James Neel was eager to return to the baseball diamond as soon as his high school season ended.
The rising junior infielder from Bangor High School had seen it all during his first two years with the Rams. First, he helped the team capture its fifth consecutive Class A state championship as a freshman in 2018 and then last spring he experienced the program’s first season out of the playoffs in 35 years.
“I was ready to get right back out here this summer,” Neel said. “I think we all were. It just shows how much of a drive we have to be successful.”
Neel is among 32 of the 36 players on Bangor’s 2019 varsity and junior varsity rosters now competing for the city’s Senior Legion and Junior Legion baseball programs. It’s mostly for the love of the game, but it’s also an effort to gain experience in a push for playoff success come 2020.
“There are a lot of young guys out here that are improving,” Dave Morris, head coach of both the Bangor High School varsity and Coffee News Comrades Senior Legion teams, said before Thursday’s Legion contest at Mansfield Stadium in Bangor against R.H. Foster of Hampden.
“They played a lot during the high school season and obviously we had a tough season, but baseball-wise we were getting better.”
Morris knows the value of a commitment to offseason improvement. He was the starting catcher on the last Bangor High School team that did not qualify for postseason play in 1984 despite a 9-7 record.
The next year Morris and the Rams went 20-0 and won the Class A state title.
Continued improvement for next year’s high school contingent largely involves experience, as one factor in Bangor’s recent success is the number of games the teams have played.
The high school squad played 20 games in each of its five state championship seasons and the Senior Legion program has played 30 to 40 additional games during its five-summer run that includes state titles in 2014, 2015 and 2017, a runner-up finish in 2016 and a third-place effort in 2018.
“Baseball is a game of repetition,” Morris said. “We’ve gotten outside more this summer in the few weeks we’ve played than we did all spring, and that in itself is a bonus for everybody.
The Legion teams will face better pitching and face more good hitters during their season.
Bangor High finished 4-12 last spring with nine losses coming by one or two runs. The Rams averaged only 2.2 runs in those narrow defeats.
“We lost by [one or two runs] in more than 50 percent of our games,” Neel said. “It’s just one more big hit for us in those games and it flips our record the other way.”
That motivates Neel and his Bangor High teammates as they play at the Senior Legion level this summer. Two of Bangor’s recent state championship victories were one-run decisions — 5-4 over South Portland in 2015 and 4-3 over Falmouth in 2017 — along with several other memorable victories on the Rams’ way to the title games.
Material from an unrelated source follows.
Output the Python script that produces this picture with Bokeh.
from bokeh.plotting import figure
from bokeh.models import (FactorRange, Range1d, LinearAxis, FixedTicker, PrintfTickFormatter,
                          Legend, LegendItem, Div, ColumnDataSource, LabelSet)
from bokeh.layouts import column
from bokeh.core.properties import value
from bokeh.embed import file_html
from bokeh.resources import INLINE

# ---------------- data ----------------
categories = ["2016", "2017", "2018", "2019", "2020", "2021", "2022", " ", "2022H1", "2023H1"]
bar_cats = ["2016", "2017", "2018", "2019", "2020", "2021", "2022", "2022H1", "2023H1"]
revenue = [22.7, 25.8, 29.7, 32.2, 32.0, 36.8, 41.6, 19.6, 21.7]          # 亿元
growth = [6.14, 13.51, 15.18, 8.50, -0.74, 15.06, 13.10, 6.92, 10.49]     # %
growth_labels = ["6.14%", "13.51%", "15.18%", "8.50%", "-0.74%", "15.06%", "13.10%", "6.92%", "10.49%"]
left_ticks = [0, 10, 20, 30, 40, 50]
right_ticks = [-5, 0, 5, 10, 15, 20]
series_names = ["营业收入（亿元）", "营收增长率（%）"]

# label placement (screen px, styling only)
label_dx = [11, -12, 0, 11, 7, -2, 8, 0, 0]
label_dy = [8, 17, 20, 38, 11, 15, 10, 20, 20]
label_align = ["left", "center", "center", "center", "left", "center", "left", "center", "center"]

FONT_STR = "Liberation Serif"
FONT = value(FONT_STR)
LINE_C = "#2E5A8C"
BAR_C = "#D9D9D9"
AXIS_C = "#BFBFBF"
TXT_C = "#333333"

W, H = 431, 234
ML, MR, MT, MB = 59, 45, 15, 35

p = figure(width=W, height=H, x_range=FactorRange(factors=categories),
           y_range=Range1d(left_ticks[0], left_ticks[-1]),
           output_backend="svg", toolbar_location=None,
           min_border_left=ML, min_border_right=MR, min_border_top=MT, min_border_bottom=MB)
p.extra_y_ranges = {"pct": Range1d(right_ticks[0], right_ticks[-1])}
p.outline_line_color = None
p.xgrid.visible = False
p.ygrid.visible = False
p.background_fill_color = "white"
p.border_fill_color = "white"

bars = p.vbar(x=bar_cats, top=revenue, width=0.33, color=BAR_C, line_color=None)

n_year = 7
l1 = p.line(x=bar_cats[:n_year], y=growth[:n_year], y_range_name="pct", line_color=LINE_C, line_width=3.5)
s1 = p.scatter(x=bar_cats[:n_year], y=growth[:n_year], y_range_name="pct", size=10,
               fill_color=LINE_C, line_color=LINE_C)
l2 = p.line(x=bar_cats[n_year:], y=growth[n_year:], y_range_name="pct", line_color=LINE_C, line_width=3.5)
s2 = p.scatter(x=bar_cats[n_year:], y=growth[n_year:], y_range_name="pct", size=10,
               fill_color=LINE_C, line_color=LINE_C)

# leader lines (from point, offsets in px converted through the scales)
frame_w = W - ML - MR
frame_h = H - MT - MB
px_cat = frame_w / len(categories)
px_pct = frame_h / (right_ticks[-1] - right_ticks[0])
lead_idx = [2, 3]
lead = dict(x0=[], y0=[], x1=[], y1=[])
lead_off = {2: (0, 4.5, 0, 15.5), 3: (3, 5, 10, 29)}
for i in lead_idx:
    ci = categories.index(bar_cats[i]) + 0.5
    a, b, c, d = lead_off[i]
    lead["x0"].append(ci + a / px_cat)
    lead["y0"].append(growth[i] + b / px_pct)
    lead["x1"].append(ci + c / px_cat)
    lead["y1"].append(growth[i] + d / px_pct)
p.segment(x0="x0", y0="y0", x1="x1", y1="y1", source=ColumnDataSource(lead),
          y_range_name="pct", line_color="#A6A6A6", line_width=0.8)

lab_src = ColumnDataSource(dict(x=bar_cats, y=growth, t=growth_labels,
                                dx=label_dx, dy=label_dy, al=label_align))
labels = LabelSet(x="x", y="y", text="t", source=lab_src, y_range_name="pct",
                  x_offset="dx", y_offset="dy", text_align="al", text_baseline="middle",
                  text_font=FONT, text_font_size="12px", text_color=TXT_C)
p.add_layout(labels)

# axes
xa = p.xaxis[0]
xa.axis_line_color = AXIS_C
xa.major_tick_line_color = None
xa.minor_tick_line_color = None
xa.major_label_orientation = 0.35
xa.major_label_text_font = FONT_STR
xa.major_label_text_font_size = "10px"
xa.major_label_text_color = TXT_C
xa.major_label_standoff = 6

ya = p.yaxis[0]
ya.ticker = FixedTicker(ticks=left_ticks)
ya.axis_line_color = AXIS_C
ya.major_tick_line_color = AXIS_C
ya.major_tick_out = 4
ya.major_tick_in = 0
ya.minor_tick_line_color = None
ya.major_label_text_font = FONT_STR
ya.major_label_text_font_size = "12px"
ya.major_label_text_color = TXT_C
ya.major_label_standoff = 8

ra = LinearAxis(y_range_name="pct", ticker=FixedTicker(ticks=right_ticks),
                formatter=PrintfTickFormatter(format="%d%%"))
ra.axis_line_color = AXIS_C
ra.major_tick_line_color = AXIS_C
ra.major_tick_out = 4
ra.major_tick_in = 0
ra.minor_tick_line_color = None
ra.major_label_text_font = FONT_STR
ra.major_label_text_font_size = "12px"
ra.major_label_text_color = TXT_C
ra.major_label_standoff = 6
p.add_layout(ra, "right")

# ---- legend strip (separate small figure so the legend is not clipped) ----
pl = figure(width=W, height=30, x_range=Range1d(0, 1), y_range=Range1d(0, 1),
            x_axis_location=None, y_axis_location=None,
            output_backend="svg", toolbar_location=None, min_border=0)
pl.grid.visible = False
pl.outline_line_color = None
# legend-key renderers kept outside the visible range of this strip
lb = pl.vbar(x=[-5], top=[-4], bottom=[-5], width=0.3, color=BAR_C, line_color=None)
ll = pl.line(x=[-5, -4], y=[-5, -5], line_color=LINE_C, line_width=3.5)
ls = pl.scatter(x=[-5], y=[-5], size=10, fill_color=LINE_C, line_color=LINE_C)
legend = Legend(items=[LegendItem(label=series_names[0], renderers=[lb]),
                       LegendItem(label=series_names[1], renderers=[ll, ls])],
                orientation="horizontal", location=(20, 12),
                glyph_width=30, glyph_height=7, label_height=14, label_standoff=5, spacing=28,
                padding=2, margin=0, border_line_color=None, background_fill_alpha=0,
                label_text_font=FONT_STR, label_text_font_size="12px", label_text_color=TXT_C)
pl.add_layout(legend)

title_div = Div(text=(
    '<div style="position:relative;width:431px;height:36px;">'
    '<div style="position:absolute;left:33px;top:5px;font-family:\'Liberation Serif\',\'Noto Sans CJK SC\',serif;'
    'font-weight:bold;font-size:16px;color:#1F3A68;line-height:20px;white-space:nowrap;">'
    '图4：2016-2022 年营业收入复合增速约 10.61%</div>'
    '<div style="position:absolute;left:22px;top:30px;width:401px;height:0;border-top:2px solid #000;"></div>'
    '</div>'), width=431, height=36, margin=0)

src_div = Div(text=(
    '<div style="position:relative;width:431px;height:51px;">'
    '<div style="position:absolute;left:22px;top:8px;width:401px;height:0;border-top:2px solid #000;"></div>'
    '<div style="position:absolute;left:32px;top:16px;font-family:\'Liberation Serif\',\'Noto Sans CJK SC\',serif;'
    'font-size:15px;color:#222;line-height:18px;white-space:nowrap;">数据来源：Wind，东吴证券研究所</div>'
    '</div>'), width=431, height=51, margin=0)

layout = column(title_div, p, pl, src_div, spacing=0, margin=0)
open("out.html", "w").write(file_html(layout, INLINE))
“Even [in 2018] in our big games we’d be the team winning by one run, and that means we got the extra hit that day,” Neel said. “It wasn’t a question of effort, it wasn’t a question of how hard we worked.”
Bangor’s efforts this summer to capture another American Legion championship and build the foundation for a return to high school postseason play is being aided by the presence of several older players.
“I see a lot of potential,” said Tyler Parke, a former Bangor High standout who returned to the Comrades this summer after completing his freshman season at the University of Southern Maine.
“I think a lot of them are starting to get it playing with older guys like Nick Canarr, me, [Zach] Cowperthwaite and [Noah] Missbrenner. They’re starting to see how it goes and see what it takes, not necessarily to win championships, but to be a successful team.
“Being a successful team is not about winning championships. It’s about winning and working hard and doing tough things well.”